_CHALLENGE_
Quote the data exactly, first line to the line containing "const labelShift = [13, 26, 28, 31, 27, 21, 1];", with no pictures.

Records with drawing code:
- - - - - - -

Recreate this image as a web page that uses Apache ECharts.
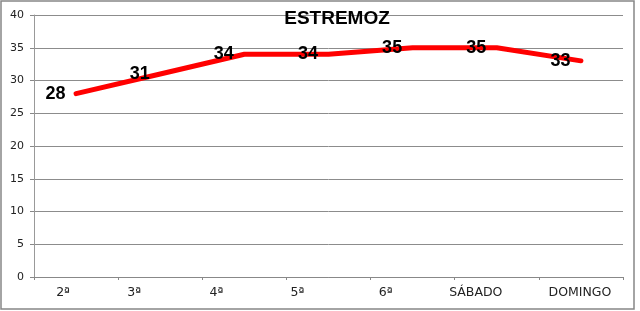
<!DOCTYPE html>
<html><head><meta charset="utf-8">
<script src="https://cdn.jsdelivr.net/npm/echarts@6/dist/echarts.min.js"></script>
<style>html,body{margin:0;padding:0;background:#fff}#c{width:640px;height:311px}</style>
</head><body><div id="c"></div>
<script>
const titleText = 'ESTREMOZ';
const categories = ['2ª', '3ª', '4ª', '5ª', '6ª', 'SÁBADO', 'DOMINGO'];
const temps = [28, 31, 34, 34, 35, 35, 33];
const yTicks = [0, 5, 10, 15, 20, 25, 30, 35, 40];
// visual nudge of category labels (px to the left), styling only
const labelShift = [13, 26, 28, 31, 27, 21, 1];

const chart = echarts.init(document.getElementById('c'), null, {renderer: 'canvas'});
chart.setOption({
  animation: false,
  backgroundColor: '#fff',
  title: {
    text: titleText, left: 337, top: 9, textAlign: 'center', padding: 0,
    textStyle: {fontFamily: 'Liberation Sans', fontWeight: 'bold', fontSize: 19, color: '#000'}
  },
  graphic: [{
    type: 'rect', shape: {x: 1, y: 1, width: 633, height: 308},
    style: {fill: 'none', stroke: '#868686', lineWidth: 1.5}, silent: true, z: 100
  }],
  grid: {left: 34, right: 17, top: 15, bottom: 34},
  xAxis: {
    type: 'category',
    data: categories.map((c, i) => ({value: c, textStyle: {padding: [0, labelShift[i] * 2, 0, 0]}})),
    boundaryGap: true,
    axisLine: {lineStyle: {color: '#888', width: 1}},
    axisTick: {show: true, length: 3, alignWithLabel: false, lineStyle: {color: '#888'}},
    axisLabel: {interval: 0, margin: 9, fontFamily: 'DejaVu Sans', fontSize: 12.5, color: '#222'},
    splitLine: {show: false}
  },
  yAxis: {
    type: 'value', min: yTicks[0], max: yTicks[yTicks.length - 1], interval: yTicks[1] - yTicks[0],
    axisLine: {show: true, lineStyle: {color: '#999', width: 1}},
    axisTick: {show: true, length: 4, lineStyle: {color: '#888'}},
    axisLabel: {margin: 10, fontFamily: 'DejaVu Sans', fontSize: 11, color: '#222'},
    splitLine: {lineStyle: {color: '#8c8c8c', width: 1}}
  },
  series: [{
    type: 'line', data: temps,
    symbol: 'circle', symbolSize: 1, showSymbol: true,
    itemStyle: {color: '#ff0000'},
    lineStyle: {color: '#ff0000', width: 5, cap: 'round', join: 'round'},
    label: {
      show: true, position: 'left', distance: 10,
      fontFamily: 'Liberation Sans', fontWeight: 'bold', fontSize: 18, color: '#000'
    },
    z: 3
  }]
});
</script></body></html>
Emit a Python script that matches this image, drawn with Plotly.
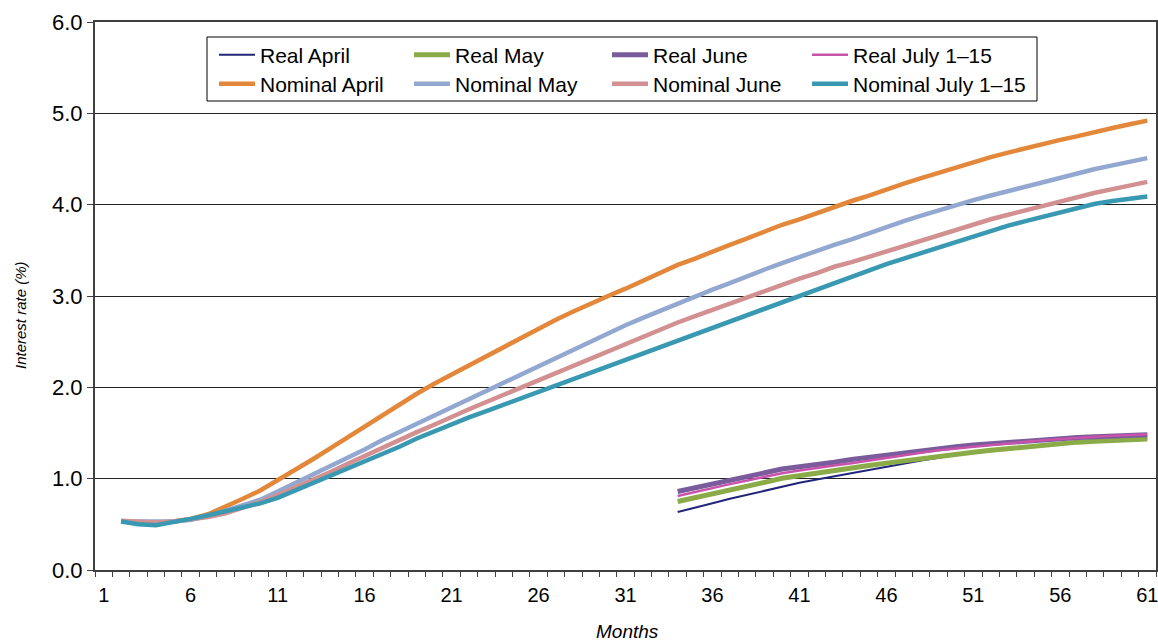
import plotly.graph_objects as go

# ---------------- data ----------------
months_nominal = list(range(2, 62))
months_real = list(range(34, 62))

nominal_april = [0.53, 0.52, 0.51, 0.53, 0.56, 0.61, 0.69, 0.78, 0.87, 0.98,
                 1.10, 1.21, 1.33, 1.45, 1.57, 1.70, 1.82, 1.93, 2.04, 2.14,
                 2.24, 2.34, 2.45, 2.55, 2.65, 2.74, 2.83, 2.92, 3.00, 3.08,
                 3.17, 3.26, 3.34, 3.41, 3.49, 3.56, 3.63, 3.71, 3.78, 3.84,
                 3.91, 3.98, 4.04, 4.10, 4.17, 4.23, 4.29, 4.35, 4.41, 4.47,
                 4.52, 4.57, 4.62, 4.66, 4.71, 4.75, 4.80, 4.84, 4.88, 4.92]
nominal_may = [0.53, 0.53, 0.52, 0.53, 0.55, 0.59, 0.65, 0.71, 0.77, 0.86,
               0.95, 1.04, 1.13, 1.22, 1.32, 1.42, 1.51, 1.60, 1.69, 1.79,
               1.88, 1.97, 2.06, 2.15, 2.24, 2.33, 2.42, 2.51, 2.60, 2.68,
               2.76, 2.84, 2.92, 3.00, 3.07, 3.14, 3.22, 3.29, 3.36, 3.43,
               3.50, 3.56, 3.62, 3.69, 3.76, 3.82, 3.88, 3.94, 4.00, 4.05,
               4.10, 4.15, 4.20, 4.25, 4.30, 4.34, 4.39, 4.43, 4.47, 4.51]
nominal_june = [0.54, 0.53, 0.52, 0.53, 0.55, 0.58, 0.62, 0.68, 0.745, 0.82,
                0.90, 0.985, 1.07, 1.16, 1.25, 1.34, 1.43, 1.51, 1.59, 1.68,
                1.76, 1.84, 1.92, 2.00, 2.08, 2.16, 2.24, 2.32, 2.40, 2.48,
                2.56, 2.64, 2.71, 2.78, 2.85, 2.92, 2.99, 3.06, 3.13, 3.19,
                3.25, 3.32, 3.37, 3.43, 3.49, 3.54, 3.60, 3.66, 3.72, 3.78,
                3.84, 3.89, 3.94, 3.98, 4.03, 4.08, 4.13, 4.17, 4.21, 4.25]
nominal_july = [0.53, 0.50, 0.49, 0.52, 0.56, 0.60, 0.64, 0.68, 0.73, 0.79,
                0.87, 0.95, 1.03, 1.10, 1.18, 1.27, 1.35, 1.44, 1.52, 1.60,
                1.67, 1.74, 1.81, 1.88, 1.96, 2.03, 2.10, 2.17, 2.24, 2.31,
                2.38, 2.45, 2.52, 2.58, 2.65, 2.72, 2.79, 2.86, 2.93, 3.00,
                3.07, 3.14, 3.22, 3.28, 3.35, 3.41, 3.47, 3.54, 3.60, 3.66,
                3.72, 3.77, 3.82, 3.87, 3.92, 3.97, 4.01, 4.04, 4.07, 4.09]

real_april = [0.635, 0.68, 0.73, 0.78, 0.825, 0.87, 0.915, 0.955, 0.99, 1.025,
              1.06, 1.10, 1.135, 1.17, 1.20, 1.23, 1.26, 1.28, 1.30, 1.32,
              1.34, 1.36, 1.38, 1.40, 1.41, 1.42, 1.43, 1.44]
real_may = [0.75, 0.79, 0.835, 0.875, 0.915, 0.96, 1.005, 1.035, 1.06, 1.09,
            1.12, 1.145, 1.17, 1.195, 1.225, 1.25, 1.27, 1.29, 1.31, 1.33,
            1.35, 1.37, 1.385, 1.40, 1.41, 1.42, 1.43, 1.435]
real_june = [0.86, 0.90, 0.94, 0.985, 1.025, 1.065, 1.105, 1.13, 1.15, 1.18,
             1.21, 1.235, 1.26, 1.285, 1.31, 1.33, 1.35, 1.37, 1.385, 1.40,
             1.415, 1.43, 1.44, 1.45, 1.46, 1.47, 1.475, 1.48]
real_july = [0.81, 0.855, 0.90, 0.94, 0.98, 1.02, 1.06, 1.09, 1.12, 1.145,
             1.17, 1.20, 1.23, 1.26, 1.285, 1.31, 1.33, 1.35, 1.37, 1.39,
             1.405, 1.42, 1.435, 1.45, 1.46, 1.47, 1.48, 1.485]

x_tick_values = list(range(1, 62, 5))
x_tick_labels = [str(v) for v in x_tick_values]
y_tick_values = [0, 1, 2, 3, 4, 5, 6]

# ---------------- styling ----------------
FONT = "Liberation Sans, Arial, sans-serif"
real_series = [
    ("Real April", real_april, "#22267A", 2),
    ("Real May", real_may, "#8BAA48", 5),
    ("Real June", real_june, "#7A5C9C", 5),
    ("Real July 1\u201315", real_july, "#C853AA", 2.5),
]
nominal_series = [
    ("Nominal April", nominal_april, "#E3873A", 4.5),
    ("Nominal May", nominal_may, "#93A8D1", 4.5),
    ("Nominal June", nominal_june, "#D39090", 4.5),
    ("Nominal July 1\u201315", nominal_july, "#3A99B2", 4.5),
]

# plot area in pixels: left 95, right 1156, top 22, bottom 570
L, R, T, B = 95, 1156, 22, 570
W, H = 1158, 642
PW, PH = R - L, B - T


def px_x(px):
    return (px - L) / PW


def px_y(py):
    return 1 - (py - T) / PH


legend_cols_px = [214, 409, 607, 807]
legend_rows_px = [55, 84]

fig = go.Figure()
legend_layouts = {}
k = 0
for row, group in enumerate([real_series, nominal_series]):
    for col, (name, vals, color, w) in enumerate(group):
        k += 1
        key = "legend" if k == 1 else f"legend{k}"
        xs = months_real if row == 0 else months_nominal
        fig.add_trace(go.Scatter(x=xs, y=vals, name=name, mode="lines",
                                 line=dict(color=color, width=w), legend=key))
        legend_layouts[key] = dict(
            x=px_x(legend_cols_px[col]), y=px_y(legend_rows_px[row]),
            xanchor="left", yanchor="middle", orientation="h",
            bgcolor="rgba(0,0,0,0)", borderwidth=0, itemwidth=36,
            font=dict(family=FONT, size=21, color="#000000"),
            itemclick=False, itemdoubleclick=False)

fig.update_layout(
    width=W, height=H,
    margin=dict(l=L, r=W - R, t=T, b=H - B, autoexpand=False),
    paper_bgcolor="white", plot_bgcolor="white",
    font=dict(family=FONT, size=19, color="#000000"),
    showlegend=True,
    xaxis=dict(
        range=[0.5, 61.5], tickmode="array", tickvals=x_tick_values,
        ticktext=x_tick_labels, ticks="", showgrid=False, zeroline=False,
        showline=True, linecolor="#404040", linewidth=2, mirror=True,
        automargin=False, ticklabelstandoff=6, ticklabeloverflow="allow",
        tickfont=dict(family=FONT, size=20),
        minor=dict(ticks="outside", tick0=0.5, dtick=1, ticklen=5,
                   tickcolor="#404040", tickwidth=1, showgrid=False),
    ),
    yaxis=dict(
        range=[0, 6], tickmode="array", tickvals=y_tick_values,
        tickformat=".1f", ticks="outside", ticklen=6, tickcolor="#404040",
        tickwidth=1, showgrid=True, gridcolor="#222222", gridwidth=1.3,
        zeroline=False, showline=True, linecolor="#404040", linewidth=2,
        mirror=True, automargin=False, ticklabeloverflow="allow",
        tickfont=dict(family=FONT, size=22),
    ),
    shapes=[dict(type="rect", xref="paper", yref="paper",
                 x0=px_x(207), x1=px_x(1037), y0=px_y(101), y1=px_y(37),
                 line=dict(color="#000000", width=1), fillcolor="rgba(0,0,0,0)",
                 layer="above")],
    annotations=[
        dict(text="<i>Months</i>", xref="paper", yref="paper",
             x=px_x(627), y=px_y(631), xanchor="center", yanchor="middle",
             showarrow=False, font=dict(family=FONT, size=19)),
        dict(text="<i>Interest rate (%)</i>", xref="paper", yref="paper",
             x=px_x(20), y=px_y(315), xanchor="center", yanchor="middle",
             textangle=-90, showarrow=False, font=dict(family=FONT, size=15)),
    ],
    **legend_layouts,
)

fig.write_html("out.html", config={"displayModeBar": False},
               post_script="document.body.style.margin='0px';"
                           "document.body.style.padding='0px';")
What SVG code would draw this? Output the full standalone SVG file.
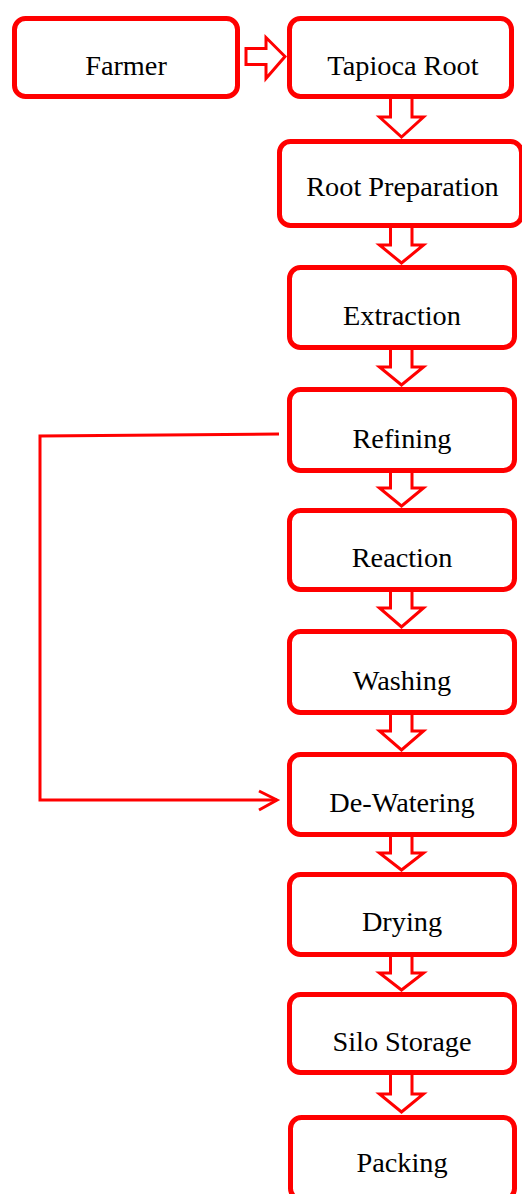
<svg xmlns="http://www.w3.org/2000/svg" width="522" height="1194" viewBox="0 0 522 1194">
<style>
.box{fill:#fff;stroke:#ff0000;stroke-width:5}
.lbl{font-family:"Liberation Serif","Times New Roman",serif;font-size:28.3px;fill:#000;text-anchor:middle}
.arr{fill:#fff;stroke:#ff0000;stroke-width:3;stroke-linejoin:miter}
.ln{fill:none;stroke:#ff0000;stroke-width:3}
</style>
<rect width="522" height="1194" fill="#fff"/>
<g id="connectors">
<path class="arr" d="M246 48.5 H266 V37.5 L285 56.5 L266 78.5 V64.5 H246 Z"/>
<path class="arr" d="M390.5 99 V117 H379.5 L401.5 137 L423.5 117 H412 V99"/>
<path class="arr" d="M390.5 228 V245 H379.5 L401.5 263 L423.5 245 H412 V228"/>
<path class="arr" d="M390.5 350 V367 H379.5 L401.5 385 L423.5 367 H412 V350"/>
<path class="arr" d="M390.5 473 V488 H379.5 L401.5 506 L423.5 488 H412 V473"/>
<path class="arr" d="M390.5 592 V608 H379.5 L401.5 627 L423.5 608 H412 V592"/>
<path class="arr" d="M390.5 715 V731 H379.5 L401.5 750 L423.5 731 H412 V715"/>
<path class="arr" d="M390.5 837 V853 H379.5 L401.5 870 L423.5 853 H412 V837"/>
<path class="arr" d="M390.5 957 V973 H379.5 L401.5 990 L423.5 973 H412 V957"/>
<path class="arr" d="M390.5 1075 V1094 H379.5 L401.5 1112 L423.5 1094 H412 V1075"/>
<polyline class="ln" points="279,434 40,436 40,800 277,800"/>
<polyline class="ln" points="259,791 277,800 259,810"/>
</g>
<g id="farmer"><rect class="box" x="14.5" y="18.5" width="223" height="78" rx="11"/><text class="lbl" x="126" y="75">Farmer</text></g>
<g id="tapioca-root"><rect class="box" x="289.5" y="18.5" width="222" height="78" rx="11"/><text class="lbl" x="403" y="75">Tapioca Root</text></g>
<g id="root-preparation"><rect class="box" x="279.5" y="141.5" width="242" height="84" rx="11"/><text class="lbl" x="402.5" y="196">Root Preparation</text></g>
<g id="extraction"><rect class="box" x="289.5" y="267.5" width="225" height="80" rx="11"/><text class="lbl" x="402" y="325">Extraction</text></g>
<g id="refining"><rect class="box" x="289.5" y="389.5" width="225" height="81" rx="11"/><text class="lbl" x="402" y="448">Refining</text></g>
<g id="reaction"><rect class="box" x="289.5" y="510.5" width="225" height="79" rx="11"/><text class="lbl" x="402" y="567">Reaction</text></g>
<g id="washing"><rect class="box" x="289.5" y="631.5" width="225" height="81" rx="11"/><text class="lbl" x="402" y="690">Washing</text></g>
<g id="de-watering"><rect class="box" x="289.5" y="754.5" width="225" height="80" rx="11"/><text class="lbl" x="402" y="812">De-Watering</text></g>
<g id="drying"><rect class="box" x="289.5" y="874.5" width="225" height="80" rx="11"/><text class="lbl" x="402" y="931">Drying</text></g>
<g id="silo-storage"><rect class="box" x="289.5" y="994.5" width="225" height="78" rx="11"/><text class="lbl" x="402" y="1051">Silo Storage</text></g>
<g id="packing"><rect class="box" x="290.5" y="1117.5" width="224" height="82" rx="11"/><text class="lbl" x="402" y="1172">Packing</text></g>
</svg>
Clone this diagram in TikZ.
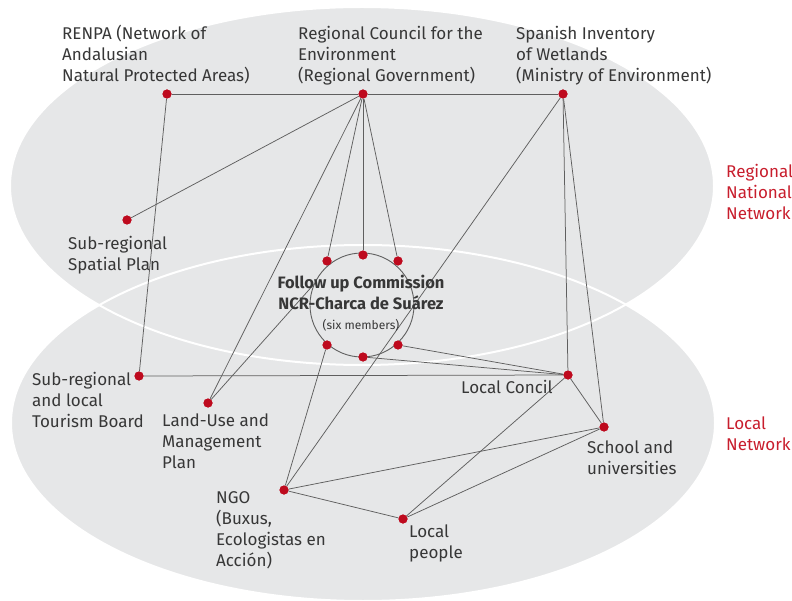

- - - - - - -

_FULL RESPONSE_
Recreate this image as a web page that uses Apache ECharts.
<!DOCTYPE html>
<html><head><meta charset="utf-8">
<script src="https://cdn.jsdelivr.net/npm/echarts@6/dist/echarts.min.js"></script>
<style>html,body{margin:0;padding:0;background:#fff}#c{width:640px;height:311px}</style>
</head><body><div id="c"></div>
<script>
const titleText = 'ESTREMOZ';
const categories = ['2ª', '3ª', '4ª', '5ª', '6ª', 'SÁBADO', 'DOMINGO'];
const temps = [28, 31, 34, 34, 35, 35, 33];
const yTicks = [0, 5, 10, 15, 20, 25, 30, 35, 40];
// visual nudge of category labels (px to the left), styling only
const labelShift = [13, 26, 28, 31, 27, 21, 1];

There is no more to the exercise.